Second, remember that personality changes over time. Psychological research confirms that traits shift with age and experience. An introvert in their 20s may develop stronger extraversion through management experience in their 30s. Treat results as a snapshot of the present and re-test periodically.
Third, don't use personality as an excuse. Instead of "I'm introverted, so I can't do sales," think "Because I'm introverted, I can offer a deep-listening sales style." Personality tests should expand your possibilities, not narrow them.
For higher-precision career design, combine personality tests with three complementary self-analysis methods.
First, clarify your values. Personality tests tell you what you can do; only you can define what you care about. Ranking your work priorities—income, purpose, freedom, stability, social impact—adds direction to your test results.
Second, audit your skills. Personality is largely innate, but skills are trainable. Even if a personality test points you toward a field, you may need to bridge a skills gap first. Mapping current skills against target requirements leads to realistic career planning.
Third, integrate your life plan. Career decisions are part of life design. Factoring in life events—family, health, housing—and finding personality-aligned work that also fits your lifestyle leads to long-term career satisfaction.
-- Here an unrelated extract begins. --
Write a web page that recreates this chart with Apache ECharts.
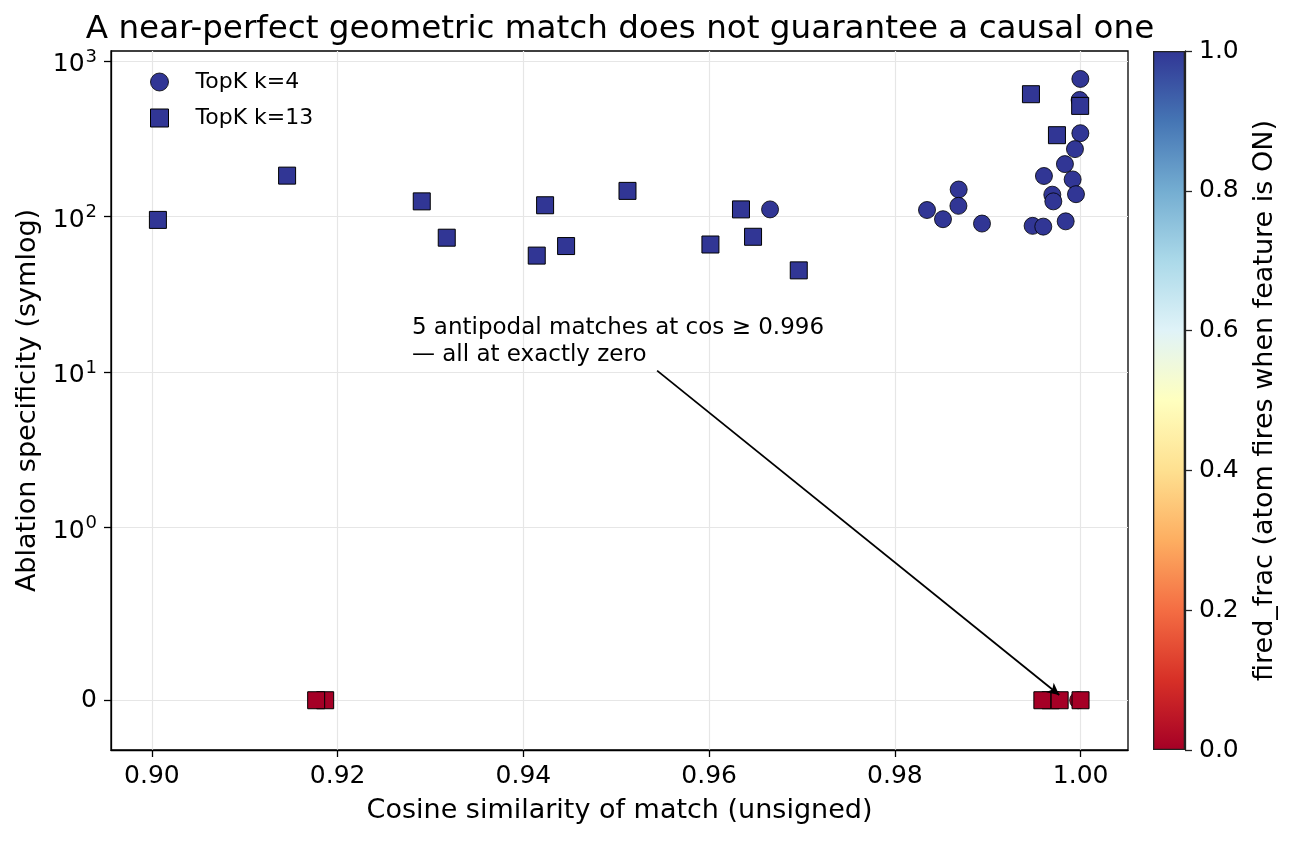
<!DOCTYPE html>
<html>
<head>
<meta charset="utf-8">
<script src="https://cdn.jsdelivr.net/npm/echarts@6/dist/echarts.min.js"></script>
<style>
  html, body { margin: 0; padding: 0; background: #fff; }
  #chart { width: 1294px; height: 841px; }
</style>
</head>
<body>
<div id="chart"></div>
<script>
// TopK k=4 matches: cosine, ablation specificity, fired_frac
var k4Cos   = [0.99997, 0.99989, 0.99997, 0.99939, 0.99831, 0.99605, 0.99914, 0.99695, 0.99706, 0.99950,
               0.98687, 0.98684, 0.98346, 0.98518, 0.98938, 0.99483, 0.99598, 0.99839, 0.96656, 0.99973];
var k4Spec  = [766, 561, 343, 271, 217, 182, 173, 138, 125, 139,
               149, 117, 110, 96, 90, 87, 86, 93, 111, 0];
var k4Fired = [1, 1, 1, 1, 1, 1, 1, 1, 1, 1,
               1, 1, 1, 1, 1, 1, 1, 1, 1, 0];

// TopK k=13 matches
var k13Cos   = [0.99465, 0.99995, 0.99745, 0.90065, 0.91456, 0.92906, 0.93175, 0.94234, 0.94144, 0.94460,
                0.95121, 0.96343, 0.96014, 0.96473, 0.96965,
                0.91866, 0.91769, 0.99677, 0.99588, 0.99774, 0.99999];
var k13Spec  = [611, 514, 333, 95, 183, 125, 73, 118, 56, 64.5,
                146, 111, 66, 74, 45,
                0, 0, 0, 0, 0, 0];
var k13Fired = [1, 1, 1, 1, 1, 1, 1, 1, 1, 1,
                1, 1, 1, 1, 1,
                0, 0, 0, 0, 0, 0];

var xTicks = [0.90, 0.92, 0.94, 0.96, 0.98, 1.00];
var yTickValues = [0, 1, 10, 100, 1000];
var yTickLabels = ['0', '{b|10}{s|0}', '{b|10}{s|1}', '{b|10}{s|2}', '{b|10}{s|3}'];
var cbarTicks = [0, 0.2, 0.4, 0.6, 0.8, 1.0];

// annotation: text anchor and arrow target (data units)
var noteText = '5 antipodal matches at cos \u2265 0.996\n\u2014 all at exactly zero';
var noteXY = [0.928, 12];
var arrowFrom = [0.9544, 10.2];
var arrowTo = [0.9977, 0.03];

var rdylbu = ['#a50026', '#d73027', '#f46d43', '#fdae61', '#fee090', '#ffffbf',
              '#e0f3f8', '#abd9e9', '#74add1', '#4575b4', '#313695'];

// matplotlib symlog, base 10, linthresh 1, linscale 1
var LINSCALE = 1 / (1 - 1 / 10);
function symlog(v) {
  var a = Math.abs(v);
  var t = a <= 1 ? a * LINSCALE : LINSCALE + Math.log10(a);
  return v < 0 ? -t : t;
}

function buildPoints(cos, spec, fired) {
  var out = [];
  for (var i = 0; i < cos.length; i++) {
    out.push([cos[i], symlog(spec[i]), fired[i]]);
  }
  return out;
}

var yTickT = yTickValues.map(symlog);
var FONT = 'DejaVu Sans';
var axisColor = '#000';

var option = {
  animation: false,
  textStyle: { fontFamily: FONT, color: '#000' },
  title: {
    text: 'A near-perfect geometric match does not guarantee a causal one',
    left: 615,
    textAlign: 'center',
    top: 8,
    textStyle: { fontFamily: FONT, fontSize: 32.6, fontWeight: 'normal', color: '#000' }
  },
  legend: {
    orient: 'vertical',
    left: 145,
    top: 66,
    itemWidth: 18,
    itemHeight: 18,
    itemGap: 14,
    textStyle: { fontSize: 22, color: '#000', padding: [0, 0, 0, 22] },
    data: [
      { name: 'TopK k=4', icon: 'circle', itemStyle: { color: '#313695', borderColor: '#000', borderWidth: 0.8 } },
      { name: 'TopK k=13', icon: 'rect', itemStyle: { color: '#313695', borderColor: '#000', borderWidth: 1 } }
    ]
  },
  visualMap: {
    type: 'continuous',
    show: false,
    min: 0,
    max: 1,
    dimension: 2,
    seriesIndex: [0, 1],
    inRange: { color: rdylbu }
  },
  grid: [
    { left: 111, right: 166, top: 51, bottom: 91, show: true, borderColor: axisColor, borderWidth: 1.3 },
    { left: 1153, width: 32, top: 51, bottom: 91 }
  ],
  xAxis: [
    {
      type: 'value',
      gridIndex: 0,
      min: 0.8956,
      max: 1.0051,
      name: 'Cosine similarity of match (unsigned)',
      nameLocation: 'middle',
      nameGap: 47,
      nameTextStyle: { fontSize: 27, color: '#000' },
      axisLine: { show: true, onZero: false, lineStyle: { color: axisColor, width: 1.3 } },
      axisTick: { show: true, length: 7, customValues: xTicks, lineStyle: { color: axisColor, width: 1.3 } },
      axisLabel: { customValues: xTicks, fontSize: 25, color: '#000', margin: 14,
                   formatter: function (v) { return v.toFixed(2); } },
      splitLine: { show: true, lineStyle: { color: '#e6e6e6', width: 1.2 } }
    },
    {
      type: 'category',
      gridIndex: 1,
      data: ['c'],
      show: false
    }
  ],
  yAxis: [
    {
      type: 'value',
      gridIndex: 0,
      min: -0.32,
      max: 4.175,
      name: 'Ablation specificity (symlog)',
      nameLocation: 'middle',
      nameGap: 64,
      nameTextStyle: { fontSize: 27, color: '#000' },
      axisLine: { show: true, onZero: false, lineStyle: { color: axisColor, width: 1.3 } },
      axisTick: { show: true, length: 7, customValues: yTickT, lineStyle: { color: axisColor, width: 1.3 } },
      axisLabel: {
        customValues: yTickT, fontSize: 25, color: '#000', margin: 14,
        rich: {
          b: { fontSize: 25, color: '#000', fontFamily: FONT, padding: [8, 0, 0, 0] },
          s: { fontSize: 18, color: '#000', fontFamily: FONT, padding: [0, 0, 8, 1] }
        },
        formatter: function (v) {
          var best = 0;
          for (var i = 1; i < yTickT.length; i++) {
            if (Math.abs(yTickT[i] - v) < Math.abs(yTickT[best] - v)) best = i;
          }
          return yTickLabels[best];
        }
      },
      splitLine: { show: true, lineStyle: { color: '#e6e6e6', width: 1.2 } }
    },
    {
      type: 'value',
      gridIndex: 1,
      position: 'right',
      min: 0,
      max: 1,
      interval: 0.2,
      name: 'fired_frac (atom fires when feature is ON)',
      nameLocation: 'middle',
      nameRotate: 90,
      nameGap: 66,
      nameTextStyle: { fontSize: 27, color: '#000' },
      axisLine: { show: true, lineStyle: { color: '#222', width: 1.3 } },
      axisTick: { show: true, length: 7, lineStyle: { color: '#222', width: 1.3 } },
      axisLabel: { fontSize: 25, color: '#000', margin: 14,
                   formatter: function (v) { return v.toFixed(1); } },
      splitLine: { show: false }
    }
  ],
  series: [
    {
      name: 'TopK k=4',
      type: 'scatter',
      xAxisIndex: 0,
      yAxisIndex: 0,
      symbol: 'circle',
      symbolSize: 17,
      itemStyle: { borderColor: '#000', borderWidth: 0.8, opacity: 1 },
      emphasis: { disabled: true },
      data: buildPoints(k4Cos, k4Spec, k4Fired),
      markLine: {
        silent: true,
        symbol: ['none', 'arrow'],
        symbolSize: [9, 12],
        label: { show: false },
        lineStyle: { color: '#000', width: 1.8, type: 'solid' },
        data: [[
          { coord: [arrowFrom[0], symlog(arrowFrom[1])] },
          { coord: [arrowTo[0], symlog(arrowTo[1])] }
        ]]
      }
    },
    {
      name: 'TopK k=13',
      type: 'scatter',
      xAxisIndex: 0,
      yAxisIndex: 0,
      symbol: 'rect',
      symbolSize: 17,
      itemStyle: { borderColor: '#000', borderWidth: 1, opacity: 1 },
      emphasis: { disabled: true },
      data: buildPoints(k13Cos, k13Spec, k13Fired)
    },
    {
      name: 'colorbar',
      type: 'bar',
      xAxisIndex: 1,
      yAxisIndex: 1,
      barWidth: '100%',
      silent: true,
      data: [1],
      itemStyle: {
        borderColor: '#222',
        borderWidth: 1.3,
        color: {
          type: 'linear', x: 0, y: 1, x2: 0, y2: 0,
          colorStops: rdylbu.map(function (c, i) { return { offset: i / (rdylbu.length - 1), color: c }; })
        }
      }
    }
  ]
};

var chart = echarts.init(document.getElementById('chart'));
chart.setOption(option);

var p = chart.convertToPixel({ gridIndex: 0 }, [noteXY[0], symlog(noteXY[1])]);
chart.setOption({
  graphic: [{
    type: 'text',
    x: p[0],
    y: p[1] + 9,
    silent: true,
    style: {
      text: noteText,
      fill: '#000',
      font: '23px "DejaVu Sans"',
      lineHeight: 27,
      align: 'left',
      verticalAlign: 'bottom'
    }
  }]
});
</script>
</body>
</html>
Personality tests are a scientific and practical tool for finding work that fits you. Using credible assessments like the Big Five, MBTI, CliftonStrengths, Holland's Theory, and the Enneagram—and combining multiple results—gives you a multi-dimensional understanding of your strengths and a strong first step toward the right career.
But personality tests are only the starting point. Cross-reference results with real experience, validate through small actions, and you'll begin to see the career that truly fits. Personality changes, and so does your career. Use personality tests regularly and design your career path with flexibility.